## TASK PROMPT
Beginning with the line that contains "Emit a Python", reproduce the remaining lines of the material exactly, up to and including the last one, but no pictures.

-- Start of EXCERPTED DATA --

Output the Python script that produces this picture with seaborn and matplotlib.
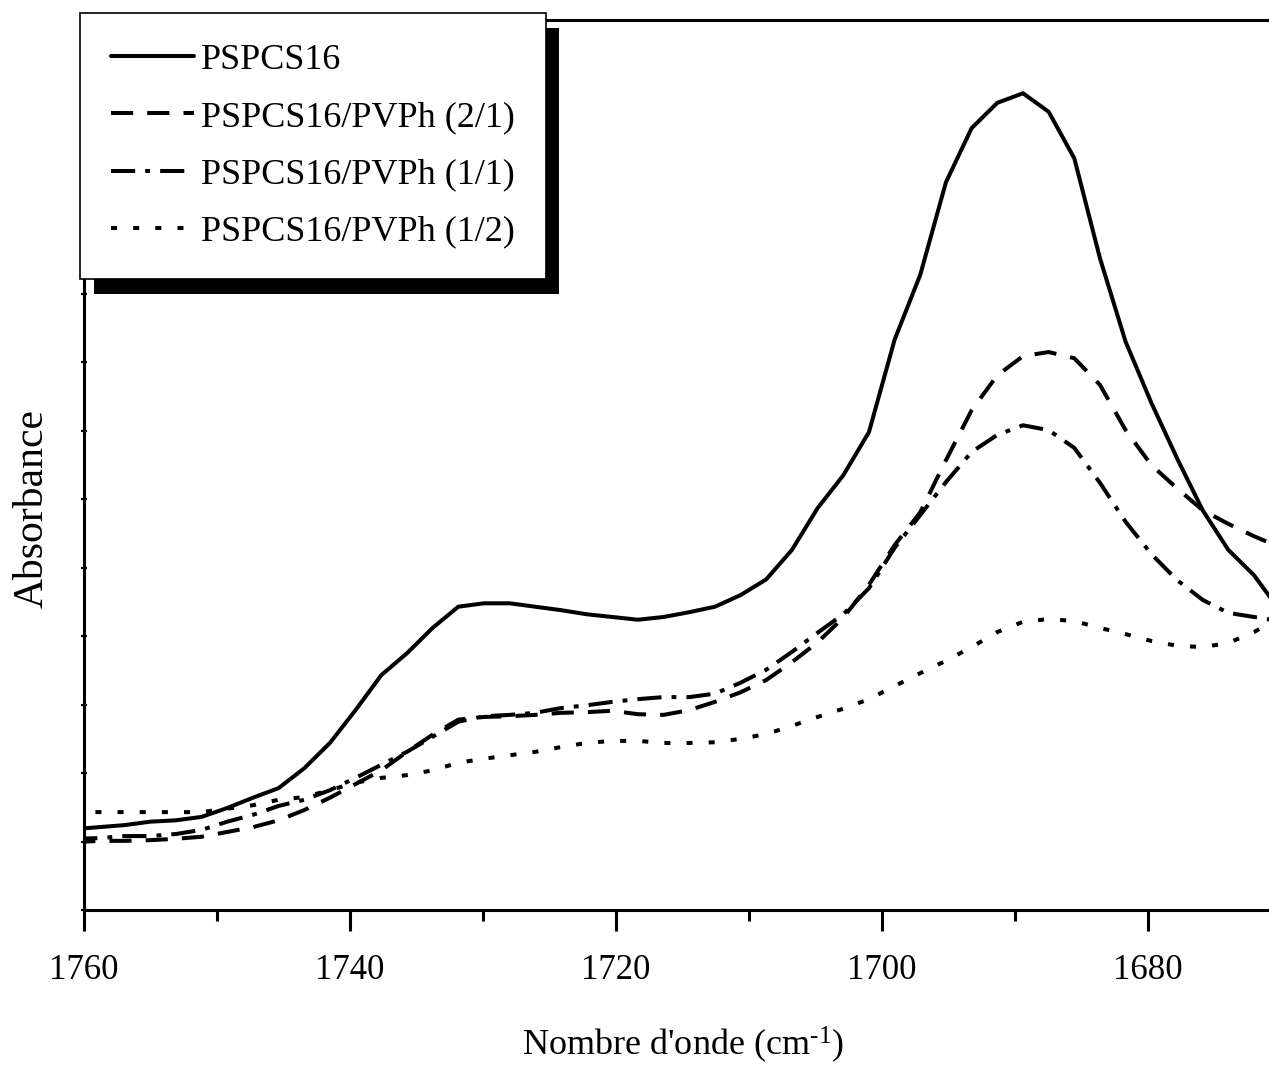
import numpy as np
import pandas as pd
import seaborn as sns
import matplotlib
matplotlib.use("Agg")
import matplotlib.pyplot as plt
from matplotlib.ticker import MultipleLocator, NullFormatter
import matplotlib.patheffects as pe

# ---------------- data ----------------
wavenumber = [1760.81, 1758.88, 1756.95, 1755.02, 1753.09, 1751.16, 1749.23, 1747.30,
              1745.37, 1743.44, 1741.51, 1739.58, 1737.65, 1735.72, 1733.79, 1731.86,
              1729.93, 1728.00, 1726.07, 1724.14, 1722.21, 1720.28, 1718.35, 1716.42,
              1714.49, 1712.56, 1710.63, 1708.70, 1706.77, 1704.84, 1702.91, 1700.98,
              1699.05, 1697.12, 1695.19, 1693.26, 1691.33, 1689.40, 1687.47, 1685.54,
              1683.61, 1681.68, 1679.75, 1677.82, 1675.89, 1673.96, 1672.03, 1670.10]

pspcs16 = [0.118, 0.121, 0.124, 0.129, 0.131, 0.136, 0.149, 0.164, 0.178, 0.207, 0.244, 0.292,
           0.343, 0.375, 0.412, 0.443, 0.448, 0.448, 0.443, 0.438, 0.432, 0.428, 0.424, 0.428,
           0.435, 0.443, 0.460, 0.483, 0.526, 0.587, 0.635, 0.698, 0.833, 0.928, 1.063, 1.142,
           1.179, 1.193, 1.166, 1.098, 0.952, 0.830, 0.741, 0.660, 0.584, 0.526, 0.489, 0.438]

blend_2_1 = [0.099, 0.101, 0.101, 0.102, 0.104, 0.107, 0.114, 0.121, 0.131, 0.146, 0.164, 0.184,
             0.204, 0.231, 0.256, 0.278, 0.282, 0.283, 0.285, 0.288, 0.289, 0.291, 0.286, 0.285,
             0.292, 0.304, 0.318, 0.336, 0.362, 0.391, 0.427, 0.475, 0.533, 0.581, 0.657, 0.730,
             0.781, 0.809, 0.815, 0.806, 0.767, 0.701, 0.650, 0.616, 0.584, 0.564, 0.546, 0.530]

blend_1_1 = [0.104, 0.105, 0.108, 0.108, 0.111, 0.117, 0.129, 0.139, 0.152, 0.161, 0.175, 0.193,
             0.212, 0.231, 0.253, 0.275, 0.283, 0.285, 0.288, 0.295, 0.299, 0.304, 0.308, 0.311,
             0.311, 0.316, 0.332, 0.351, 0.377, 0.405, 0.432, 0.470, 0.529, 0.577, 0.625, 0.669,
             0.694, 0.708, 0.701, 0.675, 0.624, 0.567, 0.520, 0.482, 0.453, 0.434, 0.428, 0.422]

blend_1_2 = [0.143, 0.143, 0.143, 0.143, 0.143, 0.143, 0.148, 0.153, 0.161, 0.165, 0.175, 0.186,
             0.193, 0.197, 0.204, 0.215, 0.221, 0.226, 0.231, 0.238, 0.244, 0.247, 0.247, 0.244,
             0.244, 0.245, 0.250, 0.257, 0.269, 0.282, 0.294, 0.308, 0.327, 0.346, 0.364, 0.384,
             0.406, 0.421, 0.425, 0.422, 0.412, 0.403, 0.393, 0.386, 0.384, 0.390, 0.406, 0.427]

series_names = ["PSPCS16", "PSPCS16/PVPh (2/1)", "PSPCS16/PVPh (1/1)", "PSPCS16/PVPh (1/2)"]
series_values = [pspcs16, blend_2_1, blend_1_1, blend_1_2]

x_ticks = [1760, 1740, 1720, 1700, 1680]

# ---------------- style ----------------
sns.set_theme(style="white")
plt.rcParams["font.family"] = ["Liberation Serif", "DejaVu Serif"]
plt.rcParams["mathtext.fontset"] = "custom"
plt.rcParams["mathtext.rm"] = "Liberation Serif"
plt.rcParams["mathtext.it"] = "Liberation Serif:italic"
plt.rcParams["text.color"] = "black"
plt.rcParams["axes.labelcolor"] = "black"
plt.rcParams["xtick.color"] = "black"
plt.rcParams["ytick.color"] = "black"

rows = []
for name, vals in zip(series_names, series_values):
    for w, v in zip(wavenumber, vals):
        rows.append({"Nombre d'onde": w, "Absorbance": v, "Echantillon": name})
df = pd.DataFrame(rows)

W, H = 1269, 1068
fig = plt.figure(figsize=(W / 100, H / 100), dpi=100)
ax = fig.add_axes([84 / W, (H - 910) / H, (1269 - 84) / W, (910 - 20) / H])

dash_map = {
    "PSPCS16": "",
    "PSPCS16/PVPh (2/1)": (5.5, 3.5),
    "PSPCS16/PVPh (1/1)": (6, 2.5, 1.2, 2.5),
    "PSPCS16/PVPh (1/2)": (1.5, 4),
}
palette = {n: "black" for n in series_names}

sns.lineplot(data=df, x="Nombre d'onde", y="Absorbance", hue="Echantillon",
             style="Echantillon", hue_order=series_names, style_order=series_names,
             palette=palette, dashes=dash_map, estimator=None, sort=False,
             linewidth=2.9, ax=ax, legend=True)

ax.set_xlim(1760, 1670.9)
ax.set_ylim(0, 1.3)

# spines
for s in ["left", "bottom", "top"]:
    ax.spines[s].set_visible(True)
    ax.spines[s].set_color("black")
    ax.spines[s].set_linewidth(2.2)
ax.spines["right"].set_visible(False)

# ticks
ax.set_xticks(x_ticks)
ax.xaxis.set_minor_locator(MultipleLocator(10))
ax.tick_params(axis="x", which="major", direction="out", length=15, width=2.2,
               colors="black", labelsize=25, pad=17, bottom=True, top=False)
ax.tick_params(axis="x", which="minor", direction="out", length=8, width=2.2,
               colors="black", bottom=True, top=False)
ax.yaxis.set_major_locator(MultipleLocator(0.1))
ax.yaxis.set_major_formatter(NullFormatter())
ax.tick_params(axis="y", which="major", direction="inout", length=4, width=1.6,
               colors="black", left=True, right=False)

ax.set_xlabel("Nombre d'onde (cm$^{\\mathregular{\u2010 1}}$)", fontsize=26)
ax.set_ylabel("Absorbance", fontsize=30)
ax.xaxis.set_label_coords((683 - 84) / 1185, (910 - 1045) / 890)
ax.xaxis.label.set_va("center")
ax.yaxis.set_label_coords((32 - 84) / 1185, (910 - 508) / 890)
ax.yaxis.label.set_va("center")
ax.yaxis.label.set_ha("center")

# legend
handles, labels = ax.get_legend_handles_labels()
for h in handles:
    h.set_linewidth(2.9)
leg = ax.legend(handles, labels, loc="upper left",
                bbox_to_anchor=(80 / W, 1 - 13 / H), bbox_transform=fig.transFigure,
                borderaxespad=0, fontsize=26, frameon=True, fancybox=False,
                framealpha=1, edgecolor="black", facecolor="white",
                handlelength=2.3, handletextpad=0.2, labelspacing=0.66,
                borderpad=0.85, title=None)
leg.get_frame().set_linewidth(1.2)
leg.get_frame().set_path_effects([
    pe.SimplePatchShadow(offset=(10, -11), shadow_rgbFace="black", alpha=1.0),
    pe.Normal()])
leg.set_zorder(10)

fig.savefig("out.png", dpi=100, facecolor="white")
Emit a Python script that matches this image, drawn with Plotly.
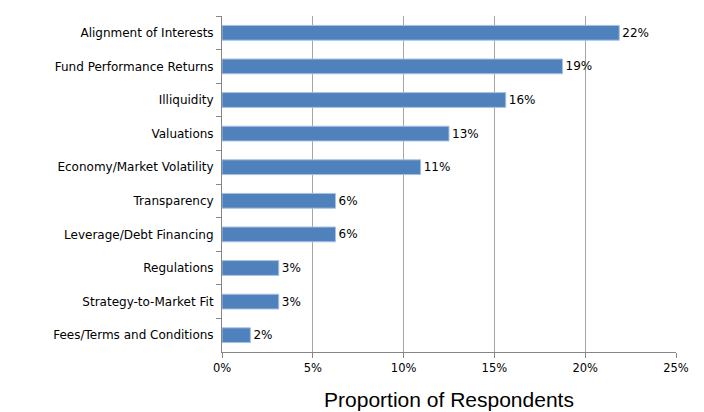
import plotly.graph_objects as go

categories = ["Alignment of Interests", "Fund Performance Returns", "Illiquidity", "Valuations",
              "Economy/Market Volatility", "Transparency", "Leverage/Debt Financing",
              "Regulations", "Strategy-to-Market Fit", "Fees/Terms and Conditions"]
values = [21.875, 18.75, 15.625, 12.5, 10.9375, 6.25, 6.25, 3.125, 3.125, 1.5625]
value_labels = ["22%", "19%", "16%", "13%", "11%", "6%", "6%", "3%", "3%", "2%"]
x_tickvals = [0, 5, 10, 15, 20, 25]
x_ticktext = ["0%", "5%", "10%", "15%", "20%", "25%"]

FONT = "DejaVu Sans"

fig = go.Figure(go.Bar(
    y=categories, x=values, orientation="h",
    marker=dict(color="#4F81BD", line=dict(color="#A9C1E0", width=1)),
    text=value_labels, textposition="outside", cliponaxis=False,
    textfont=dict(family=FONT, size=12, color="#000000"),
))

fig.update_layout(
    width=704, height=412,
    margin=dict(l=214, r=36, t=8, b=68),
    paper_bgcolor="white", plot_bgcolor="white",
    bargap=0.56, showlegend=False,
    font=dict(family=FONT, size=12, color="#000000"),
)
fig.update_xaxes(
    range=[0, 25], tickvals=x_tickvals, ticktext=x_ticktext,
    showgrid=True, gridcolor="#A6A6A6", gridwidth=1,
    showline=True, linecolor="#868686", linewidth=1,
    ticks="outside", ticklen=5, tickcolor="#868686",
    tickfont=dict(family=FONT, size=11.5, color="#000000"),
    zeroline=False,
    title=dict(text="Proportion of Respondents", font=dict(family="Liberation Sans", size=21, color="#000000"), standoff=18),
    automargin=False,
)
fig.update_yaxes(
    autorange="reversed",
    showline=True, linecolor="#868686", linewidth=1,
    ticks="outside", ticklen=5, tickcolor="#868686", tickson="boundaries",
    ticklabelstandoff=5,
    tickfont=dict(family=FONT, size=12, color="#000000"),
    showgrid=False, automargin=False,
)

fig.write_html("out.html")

-- End of EXCERPTED DATA --

## TASK RESULT
Emit a Python script that matches this image, drawn with Plotly.
import plotly.graph_objects as go

categories = ["Alignment of Interests", "Fund Performance Returns", "Illiquidity", "Valuations",
              "Economy/Market Volatility", "Transparency", "Leverage/Debt Financing",
              "Regulations", "Strategy-to-Market Fit", "Fees/Terms and Conditions"]
values = [21.875, 18.75, 15.625, 12.5, 10.9375, 6.25, 6.25, 3.125, 3.125, 1.5625]
value_labels = ["22%", "19%", "16%", "13%", "11%", "6%", "6%", "3%", "3%", "2%"]
x_tickvals = [0, 5, 10, 15, 20, 25]
x_ticktext = ["0%", "5%", "10%", "15%", "20%", "25%"]

FONT = "DejaVu Sans"

fig = go.Figure(go.Bar(
    y=categories, x=values, orientation="h",
    marker=dict(color="#4F81BD", line=dict(color="#A9C1E0", width=1)),
    text=value_labels, textposition="outside", cliponaxis=False,
    textfont=dict(family=FONT, size=12, color="#000000"),
))

fig.update_layout(
    width=704, height=412,
    margin=dict(l=214, r=36, t=8, b=68),
    paper_bgcolor="white", plot_bgcolor="white",
    bargap=0.56, showlegend=False,
    font=dict(family=FONT, size=12, color="#000000"),
)
fig.update_xaxes(
    range=[0, 25], tickvals=x_tickvals, ticktext=x_ticktext,
    showgrid=True, gridcolor="#A6A6A6", gridwidth=1,
    showline=True, linecolor="#868686", linewidth=1,
    ticks="outside", ticklen=5, tickcolor="#868686",
    tickfont=dict(family=FONT, size=11.5, color="#000000"),
    zeroline=False,
    title=dict(text="Proportion of Respondents", font=dict(family="Liberation Sans", size=21, color="#000000"), standoff=18),
    automargin=False,
)
fig.update_yaxes(
    autorange="reversed",
    showline=True, linecolor="#868686", linewidth=1,
    ticks="outside", ticklen=5, tickcolor="#868686", tickson="boundaries",
    ticklabelstandoff=5,
    tickfont=dict(family=FONT, size=12, color="#000000"),
    showgrid=False, automargin=False,
)

fig.write_html("out.html")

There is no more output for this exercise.